With private equity, you can secure control and then tack on enormous amounts of debt. When Mitt Romney and a group of investors at Bain Capital took over Domino’s for $1.1 billion, they only contributed a little under $400 million. Then they borrowed over a billion dollars to repurchase stock and give themselves a $900 million dividend. They reaped a 531% return in under twelve years by recognizing that they could maximize the debt because the franchisees had to make all the ongoing capital improvement investments and they could sell their investment during a time of low-ish interest rates in which high debt burdens didn’t hamper valuations as you might think they should.

The drawback of the private equity method is that it often leaves a mess for other people to clean up. By the time Bain cashed out, Domino’s carried the highest debt burden of any national pizza chain. From 2008 through 2016, Domino’s had to use some of its cash flows to pay down its debt interest and make inroads on its principal. It also needed to redo its pizza formula in 2009 after years of neglect that found the pizza chain ranking last in taste among national brands. But given that the private equity investing usually involves a holding period of five to seven years, it falls on the subsequent owners of the business to address the excess of the private equity model.

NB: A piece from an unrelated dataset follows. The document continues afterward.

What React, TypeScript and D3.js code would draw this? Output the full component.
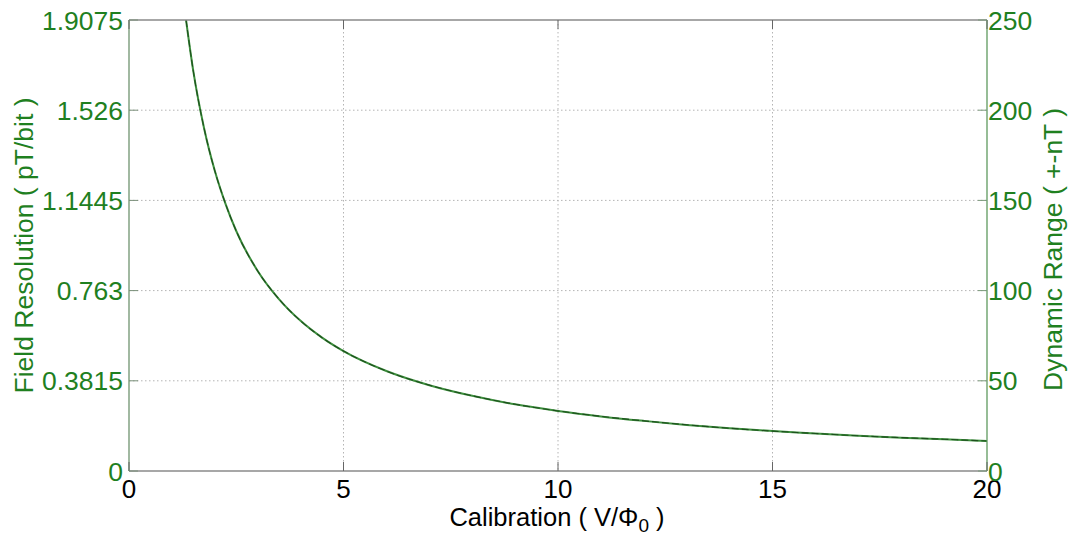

In addition to direct ownership, private equity investors differ from mutual funds in that they can lend directly to their portfolio companies. Using our Marathon Petroleum example above, it is possible for an energy private equity fund to engage in mezzanine financing in which they, say, lend the oil company $300 million at 7.5% for five years and attach an equity conversion clause to the contract. If Marathon Petroleum cannot repay the principal five years later, it will have to issue shares to the private equity firm at a predetermined price that is usually attractive to the private equity company.

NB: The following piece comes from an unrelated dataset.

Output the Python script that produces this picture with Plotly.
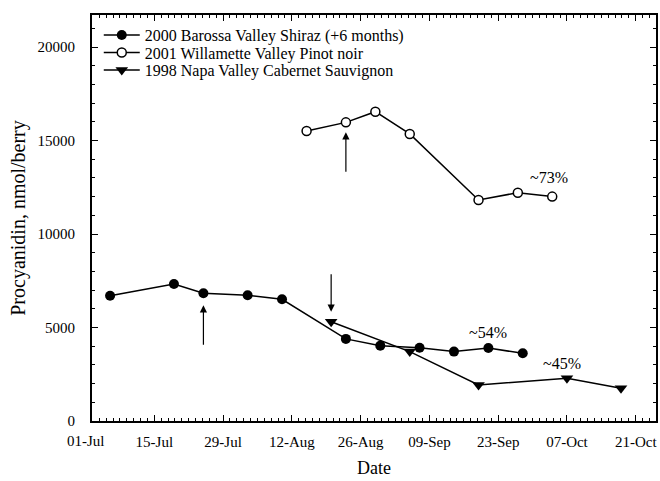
import plotly.graph_objects as go

# ---- data ----
shiraz_dates = ["2001-07-06", "2001-07-19", "2001-07-25", "2001-08-03", "2001-08-10",
                "2001-08-23", "2001-08-30", "2001-09-07", "2001-09-14", "2001-09-21",
                "2001-09-28"]
shiraz_values = [6700, 7330, 6830, 6720, 6510, 4390, 4030, 3920, 3710, 3900, 3620]

pinot_dates = ["2001-08-15", "2001-08-23", "2001-08-29", "2001-09-05", "2001-09-19",
               "2001-09-27", "2001-10-04"]
pinot_values = [15510, 15970, 16540, 15350, 11820, 12210, 12000]

napa_dates = ["2001-08-20", "2001-09-05", "2001-09-19", "2001-10-07", "2001-10-18"]
napa_values = [5310, 3710, 1930, 2280, 1750]

series_names = ["2000 Barossa Valley Shiraz (+6 months)",
                "2001 Willamette Valley Pinot noir",
                "1998 Napa Valley Cabernet Sauvignon"]
loss_labels = ["~54%", "~73%", "~45%"]

FONT = "Liberation Serif"
DAY_MS = 86400000

fig = go.Figure()
fig.add_trace(go.Scatter(x=shiraz_dates, y=shiraz_values, name=series_names[0],
                         mode="lines+markers", legend="legend",
                         line=dict(color="black", width=1.5),
                         marker=dict(symbol="circle", size=10, color="black")))
fig.add_trace(go.Scatter(x=pinot_dates, y=pinot_values, name=series_names[1],
                         mode="lines+markers", legend="legend2",
                         line=dict(color="black", width=1.5),
                         marker=dict(symbol="circle", size=9, color="white",
                                     line=dict(color="black", width=1.5))))
fig.add_trace(go.Scatter(x=napa_dates, y=napa_values, name=series_names[2],
                         mode="lines+markers", legend="legend3",
                         line=dict(color="black", width=1.5),
                         marker=dict(symbol="triangle-down", size=11, color="black")))

# arrows pointing at sample points
arrow_common = dict(showarrow=True, arrowhead=2, arrowsize=1.2, arrowwidth=1.2,
                    arrowcolor="black", text="", xref="x", yref="y", axref="pixel", ayref="pixel")
fig.add_annotation(x=shiraz_dates[2], y=shiraz_values[2], ax=0, ay=53, standoff=12, **arrow_common)
fig.add_annotation(x=pinot_dates[1], y=pinot_values[1], ax=0, ay=51, standoff=10, **arrow_common)
fig.add_annotation(x=napa_dates[0], y=napa_values[0], ax=0, ay=-49, standoff=10, **arrow_common)

# loss percentage labels
txt_font = dict(family=FONT, size=16, color="black")
fig.add_annotation(x=shiraz_dates[9], y=shiraz_values[9], text=loss_labels[0], showarrow=False,
                   yshift=16, font=txt_font)
fig.add_annotation(x=pinot_dates[6], y=pinot_values[6], text=loss_labels[1], showarrow=False,
                   xshift=-3, yshift=19, font=txt_font)
fig.add_annotation(x=napa_dates[3], y=napa_values[3], text=loss_labels[2], showarrow=False,
                   xshift=-5, yshift=15, font=txt_font)

# first date label (sits just left of the axis start)
fig.add_annotation(x=0, y=0, xref="paper", yref="paper", xshift=-6.5, yshift=-20,
                   text="01-Jul", showarrow=False, xanchor="center", yanchor="middle",
                   font=dict(family=FONT, size=15, color="black"))

leg_common = dict(x=0.012, xanchor="left", yanchor="middle", bgcolor="rgba(0,0,0,0)",
                  font=dict(family=FONT, size=16, color="black"), itemwidth=36)
fig.update_layout(
    width=660, height=481,
    margin=dict(l=92, r=2, t=15, b=60),
    paper_bgcolor="white", plot_bgcolor="white",
    font=dict(family=FONT, size=15, color="black"),
    showlegend=True,
    legend=dict(y=0.9507, **leg_common),
    legend2=dict(y=0.9076, **leg_common),
    legend3=dict(y=0.8645, **leg_common),
)
fig.update_xaxes(
    type="date",
    range=["2001-07-02 07:40", "2001-10-25 03:00"],
    tick0="2001-07-01", dtick=14 * DAY_MS, tickformat="%d-%b",
    showline=True, linewidth=2, linecolor="black", mirror="ticks",
    ticks="inside", ticklen=6, tickwidth=1.2, tickcolor="black",
    minor=dict(tick0="2001-07-01", dtick=int(1.4 * DAY_MS), ticks="inside",
               ticklen=3, tickwidth=1, tickcolor="black"),
    showgrid=False, zeroline=False,
    ticklabelstandoff=6,
    title=dict(text="Date", font=dict(family=FONT, size=18), standoff=12),
    tickfont=dict(family=FONT, size=15),
)
fig.update_yaxes(
    range=[0, 21711],
    tick0=0, dtick=5000, tickformat="d",
    showline=True, linewidth=2, linecolor="black", mirror="ticks",
    ticks="inside", ticklen=6, tickwidth=1.2, tickcolor="black",
    minor=dict(dtick=1000, ticks="inside", ticklen=3, tickwidth=1, tickcolor="black"),
    showgrid=False, zeroline=False,
    ticklabelstandoff=12,
    title=dict(text="Procyanidin, nmol/berry", font=dict(family=FONT, size=20), standoff=7),
    tickfont=dict(family=FONT, size=15),
)

fig.write_html("out.html")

From a technical perspective, the difference between a private equity investment and a mutual fund centers around disclosure and diversification requirements, degree of control permitted in the portfolio companies, and the amount of allowable leverage. In a typical scenario, the lack of available leverage usually means that a mutual fund investment has lower upside but greater protection on the downside while a private equity investment contains greater wipeout risk in the pursuit of double-digit annual gains.